OK. For an investment of under $15, we had a subsistence garden and all the fish we could eat. In spite of overwhelming ignorance, we were living off the land. Water was free and plentiful from the well or from the fast-flowing rivers that fed the lagoon. We stocked up on rice in the marketplace and our diet was completely natural and completely balanced.
Materials for housing are free and abundant along Mexico's west coast. The fishermen's homes are all made of dried palapa, the sturdy leaf of the coconut palm. Logs and sticks from trees around the lagoon are used for a house frame and palapas do the rest. Each leaf has a hardwood spine—perfect for crosspieces—and the leaves themselves are woven onto the frame and crosspieces to make the walls and roof. For the elegant, concrete can be poured over the sandy floor.
The palapa but has been traditional housing in tropical Mexico for centuries and two men can build a 50-footsquare, totally rain-proof house of palapa in less than two weeks. Aside from low cost and speed of erection, the palapa hut's main advantage over concrete is its ability to stay cool at midday and to remain flexible when high seas and frequent earthquakes are cracking concrete walls. It also gives even unskilled pioneers a crack at the feeling of self sufficiency that arises from providing cozy shelter out of local materials.

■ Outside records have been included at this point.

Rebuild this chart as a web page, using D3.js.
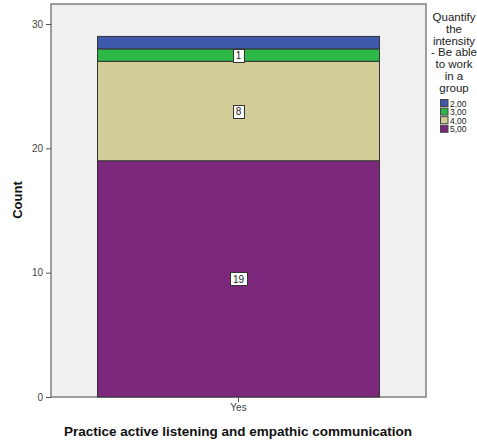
<!DOCTYPE html>
<html><head><meta charset="utf-8">
<script src="https://cdn.jsdelivr.net/npm/d3@7"></script>
<style>body{margin:0;background:#fff;} svg{display:block;font-family:"Liberation Sans",Arial,sans-serif;}</style>
</head><body>
<script>
const categories = ["Yes"];
const seriesNames = ["5,00","4,00","3,00","2,00"];
const seriesValues = [19, 8, 1, 1];
const seriesLabels = ["19","8","1",""];
const seriesColors = ["#7c287d","#d3ce97","#2eb848","#3e58ac"];
const yTicks = [0,10,20,30];
const legendTitle = ["Quantify","the","intensity","- Be able","to work","in a","group"];
const xTitle = "Practice active listening and empathic communication";
const yTitle = "Count";

const W=477,H=444;
const svg=d3.select("body").append("svg").attr("width",W).attr("height",H);
const px0=51, px1=426, py0=4, py1=397;
svg.append("rect").attr("x",px0).attr("y",py0).attr("width",px1-px0).attr("height",py1-py0)
  .attr("fill","#f0f0f0").attr("stroke","#808080").attr("stroke-width",1.5);

const y=d3.scaleLinear().domain([0,30]).range([py1,24]);
const x=d3.scaleBand().domain(categories).range([px0,px1]).paddingInner(0).paddingOuter(0.165);

let cum=0;
const stacks=seriesValues.map((v,i)=>{const s={i,y0:cum,y1:cum+v,v};cum+=v;return s;});
const g=svg.append("g");
stacks.forEach(s=>{
  g.append("rect").attr("x",x("Yes")).attr("width",x.bandwidth())
   .attr("y",y(s.y1)).attr("height",y(s.y0)-y(s.y1))
   .attr("fill",seriesColors[s.i]).attr("stroke","#333").attr("stroke-width",1);
});
stacks.forEach(s=>{
  const lab=seriesLabels[s.i]; if(!lab) return;
  const cx=x("Yes")+x.bandwidth()/2, cy=(y(s.y0)+y(s.y1))/2;
  const w=lab.length*6+5, h=13;
  g.append("rect").attr("x",Math.round(cx-w/2)+0.5).attr("y",Math.round(cy-h/2)+0.5).attr("width",w).attr("height",h)
   .attr("fill","#fff").attr("stroke","#333").attr("stroke-width",1);
  g.append("text").attr("x",cx).attr("y",cy+4).attr("text-anchor","middle").attr("font-size",10).attr("fill","#222").text(lab);
});

// y axis
const ya=svg.append("g").attr("transform",`translate(${px0},0)`)
  .call(d3.axisLeft(y).tickValues(yTicks).tickSize(5).tickPadding(3));
ya.select(".domain").remove();
ya.selectAll("line").attr("stroke","#555");
ya.selectAll("text").attr("font-size",10).attr("fill","#444").attr("font-family","Liberation Sans, Arial, sans-serif");

// x axis
const xa=svg.append("g").attr("transform",`translate(0,${py1})`)
  .call(d3.axisBottom(x).tickSize(5).tickPadding(2));
xa.select(".domain").remove();
xa.selectAll("line").attr("stroke","#555");
xa.selectAll("text").attr("font-size",10).attr("fill","#444").attr("font-family","Liberation Sans, Arial, sans-serif");

svg.append("text").attr("x",238).attr("y",436).attr("text-anchor","middle")
  .attr("font-size",13.5).attr("font-weight","bold").attr("fill","#111").text(xTitle);
svg.append("text").attr("transform","translate(22,200) rotate(-90)").attr("text-anchor","middle")
  .attr("font-size",13).attr("font-weight","bold").attr("fill","#111").text(yTitle);

// legend
const lg=svg.append("g");
legendTitle.forEach((t,i)=>{
  lg.append("text").attr("x",454).attr("y",21+i*11.8).attr("text-anchor","middle")
    .attr("font-size",11.5).attr("fill","#222").text(t);
});
const legOrder=[3,2,1,0];
legOrder.forEach((si,k)=>{
  const yy=99+k*8.6;
  lg.append("rect").attr("x",440.5).attr("y",yy+0.5).attr("width",7.5).attr("height",7)
    .attr("fill",seriesColors[si]).attr("stroke","#444").attr("stroke-width",1);
  lg.append("text").attr("x",450).attr("y",yy+7.5).attr("font-size",8.5).attr("fill","#222").text(seriesNames[si]);
});
</script>
</body></html>
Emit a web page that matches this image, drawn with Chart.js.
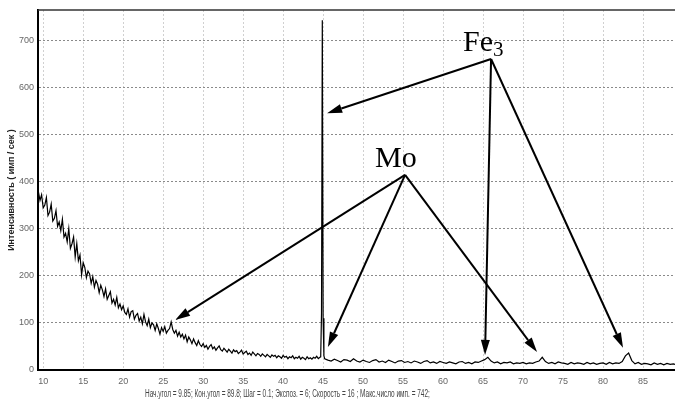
<!DOCTYPE html>
<html>
<head>
<meta charset="utf-8">
<script src="https://cdn.jsdelivr.net/npm/chart.js@4.4.1/dist/chart.umd.min.js"></script>
<style>
  body { margin: 0; background: #fff; }
  #wrap { position: relative; width: 675px; height: 409px; }
  canvas { display: block; }
  #scanInfo {
    position: absolute; left: 145px; top: 388px;
    font: 10px "Liberation Sans", Arial, sans-serif; color: #444;
    white-space: pre; transform-origin: 0 0;
  }
</style>
</head>
<body>
<div id="wrap">
  <canvas id="xrdChart" width="675" height="409"></canvas>
  <div id="scanInfo">Нач.угол = 9.85; Кон.угол = 89.8; Шаг = 0.1; Экспоз. = 6; Скорость = 16 ; Макс.число имп. = 742;</div>
</div>
<script>
// low-angle part read every 0.2 deg, starting at 9.4
const lowStart = 9.4;
const lowStep = 0.2;
const countsLow = [378, 360, 372, 344, 350, 366, 328, 335, 352, 316, 322, 338, 305, 314, 296, 320, 282, 290, 272, 300,
  258, 268, 282, 240, 268, 232, 244, 202, 228, 218, 196, 210, 204, 184, 198, 176, 190, 182, 164, 180,
  170, 156, 172, 150, 158, 166, 142, 150, 138, 154, 132, 140, 128];
const countsMid = [136, 122, 118, 130, 112, 124, 126, 108, 116, 120, 104, 112, 98, 118, 102, 94, 108, 90, 100, 96,
  84, 98, 88, 76, 90, 82, 92, 78, 84, 88, 102, 86, 78, 84, 72, 80, 70, 76, 66, 74,
  60, 70, 64, 56, 66, 58, 52, 62, 54, 50];
const countsSlope = [56, 48, 52, 44, 50, 54, 45, 49, 42, 47, 51, 43, 40, 46, 42, 38, 44, 40, 36, 43,
  39, 41, 35, 38, 42, 34, 37, 40, 33, 36, 31, 38, 34, 30, 35, 33, 29, 34, 31, 28,
  33, 30, 27, 32, 29, 31, 26, 30, 28, 25, 31, 27, 29, 24, 28, 26, 30, 24, 27, 25,
  29, 23, 27, 25, 22, 28, 24, 26, 23, 27, 25, 29, 24, 27];

// the sharp Fe line near 45 deg
const spikeAngles = [44.7, 44.8, 44.9, 45.0, 45.1];
const spikeCounts = [28, 120, 742, 110, 30];

// high-angle part read every 0.4 deg, starting at 45.2
const highStart = 45.2;
const highStep = 0.4;
const counts45 = [24, 21, 19, 23, 20, 17, 22, 21, 18, 24, 19, 17];
const counts50 = [21, 18, 16, 20, 22, 17, 19, 16, 21, 18, 15, 19, 20, 16, 18, 15, 19, 17, 14, 18, 20, 15, 17, 14, 18];
const counts60 = [16, 14, 17, 15, 13, 17, 18, 14, 16, 13, 17, 16, 19, 22, 27, 19, 15, 17, 13, 16, 15, 17, 13, 15, 14];
const counts70 = [16, 13, 15, 14, 17, 19, 27, 18, 14, 16, 13, 17, 15, 14, 12, 16, 13, 15, 14, 12, 16, 13, 15, 12, 14];
const counts80 = [15, 12, 16, 13, 15, 14, 18, 30, 36, 20, 13, 16, 12, 14, 13, 11, 15, 12, 14, 11, 14, 12, 13, 11, 12];

const xTicks = [10, 15, 20, 25, 30, 35, 40, 45, 50, 55, 60, 65, 70, 75, 80, 85];
const yTicks = [0, 100, 200, 300, 400, 500, 600, 700];

// annotation anchors in data units [angle, counts]
const feLabel = [62.5, 677];
const feFrom = [66, 660];
const feTargets = [[45.5, 545], [65.25, 32], [82.5, 47]];
const moLabel = [51.5, 431];
const moFrom = [55.25, 414];
const moTargets = [[26.5, 106], [45.6, 49], [71.75, 38]];

const lowCounts = [].concat(countsLow, countsMid, countsSlope);
const highCounts = [].concat(counts45, counts50, counts60, counts70, counts80);
const points = [];
lowCounts.forEach((c, i) => points.push({ x: +(lowStart + i * lowStep).toFixed(2), y: c }));
spikeAngles.forEach((a, i) => points.push({ x: a, y: spikeCounts[i] }));
highCounts.forEach((c, i) => points.push({ x: +(highStart + i * highStep).toFixed(2), y: c }));

function arrow(ctx, x1, y1, x2, y2) {
  const ang = Math.atan2(y2 - y1, x2 - x1);
  const len = 15, half = 4.5;
  const bx = x2 - len * Math.cos(ang), by = y2 - len * Math.sin(ang);
  ctx.beginPath();
  ctx.moveTo(x1, y1);
  ctx.lineTo(bx, by);
  ctx.stroke();
  ctx.beginPath();
  ctx.moveTo(x2, y2);
  ctx.lineTo(bx + half * Math.sin(ang), by - half * Math.cos(ang));
  ctx.lineTo(bx - half * Math.sin(ang), by + half * Math.cos(ang));
  ctx.closePath();
  ctx.fill();
}

const annotations = {
  id: "annotations",
  afterDatasetsDraw(chart) {
    const { ctx, chartArea, scales: { x, y } } = chart;
    ctx.save();
    // frame top
    ctx.strokeStyle = "#333";
    ctx.lineWidth = 1.5;
    ctx.beginPath();
    ctx.moveTo(chartArea.left, chartArea.top);
    ctx.lineTo(chartArea.right, chartArea.top);
    ctx.stroke();

    ctx.strokeStyle = "#000";
    ctx.fillStyle = "#000";
    ctx.lineWidth = 2;
    const fx = x.getPixelForValue(feFrom[0]), fy = y.getPixelForValue(feFrom[1]);
    feTargets.forEach(t => arrow(ctx, fx, fy, x.getPixelForValue(t[0]), y.getPixelForValue(t[1])));
    const mx = x.getPixelForValue(moFrom[0]), my = y.getPixelForValue(moFrom[1]);
    moTargets.forEach(t => arrow(ctx, mx, my, x.getPixelForValue(t[0]), y.getPixelForValue(t[1])));

    ctx.textBaseline = "alphabetic";
    ctx.textAlign = "left";
    ctx.font = '30px "Liberation Serif", "DejaVu Serif", serif';
    const lx = x.getPixelForValue(feLabel[0]), ly = y.getPixelForValue(feLabel[1]);
    ctx.fillText("Fe", lx, ly);
    const w = ctx.measureText("Fe").width;
    ctx.font = '21px "Liberation Serif", "DejaVu Serif", serif';
    ctx.fillText("3", lx + w, ly + 5);
    ctx.font = '30px "Liberation Serif", "DejaVu Serif", serif';
    ctx.fillText("Mo", x.getPixelForValue(moLabel[0]), y.getPixelForValue(moLabel[1]));
    ctx.restore();
  }
};

new Chart(document.getElementById("xrdChart"), {
  type: "line",
  data: {
    datasets: [{
      data: points,
      borderColor: "#000",
      borderWidth: 1.2,
      pointRadius: 0,
      tension: 0,
      fill: false
    }]
  },
  options: {
    responsive: false,
    animation: false,
    events: [],
    layout: { padding: { top: 10, left: 0, right: 0, bottom: 0 } },
    plugins: { legend: { display: false }, tooltip: { enabled: false } },
    scales: {
      x: {
        type: "linear",
        min: 9.35,
        max: 89.0,
        afterBuildTicks: s => { s.ticks = xTicks.map(v => ({ value: v })); },
        afterFit: s => { s.height = 39; },
        grid: { color: "#d0d0d0", lineWidth: 1, drawTicks: false },
        border: { display: true, color: "#000", width: 2, dash: [2, 2] },
        ticks: {
          padding: 6,
          color: "#666",
          font: { family: "'Liberation Sans Narrow', 'Liberation Sans', Arial", size: 9 },
          maxRotation: 0,
          autoSkip: false
        }
      },
      y: {
        min: 0,
        max: 764,
        afterBuildTicks: s => { s.ticks = yTicks.map(v => ({ value: v })); },
        afterFit: s => { s.width = 38; },
        grid: { color: "#8a8a8a", lineWidth: 1, drawTicks: false },
        border: { display: true, color: "#000", width: 2, dash: [2, 2] },
        ticks: {
          padding: 4,
          color: "#666",
          font: { family: "'Liberation Sans', Arial", size: 9 }
        },
        title: {
          display: true,
          text: "Интенсивность ( имп / сек )",
          color: "#222",
          font: { family: "'Liberation Sans', Arial", size: 9, weight: "bold" },
          padding: { top: 6, bottom: 0 }
        }
      }
    }
  },
  plugins: [annotations]
});

// squeeze the scan line to the width it has in the picture
const info = document.getElementById("scanInfo");
info.style.transform = "scaleX(" + (285 / info.offsetWidth).toFixed(3) + ")";
</script>
</body>
</html>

Building a home and planting a garden in the Paradise we discovered will require a substantial investment of energy at the outset . . . but your Utopia will more or less run itself thereafter. The dues are cheap. Daily attention to the garden and a healthful tour or two of paddling the idyllic lagoon with your net will leave you many moments to tune into where you are in any manner you choose.
There are crafts to learn and practice on that Pacific coast: hammock-making (a useful cottage industry), survival skills (the natives are a graduate course), weaving (lots of Indians in the villages). There's a culture to grok. A language to learn. And, perhaps most importantly, there's a pristine seashore to run on and explore (and to restore you). Clearwater waves rise out of the ocean like laboratory slides, flashing bright pictures of the life within. It's like a glimpse of what the struggle for a decent environment is working toward.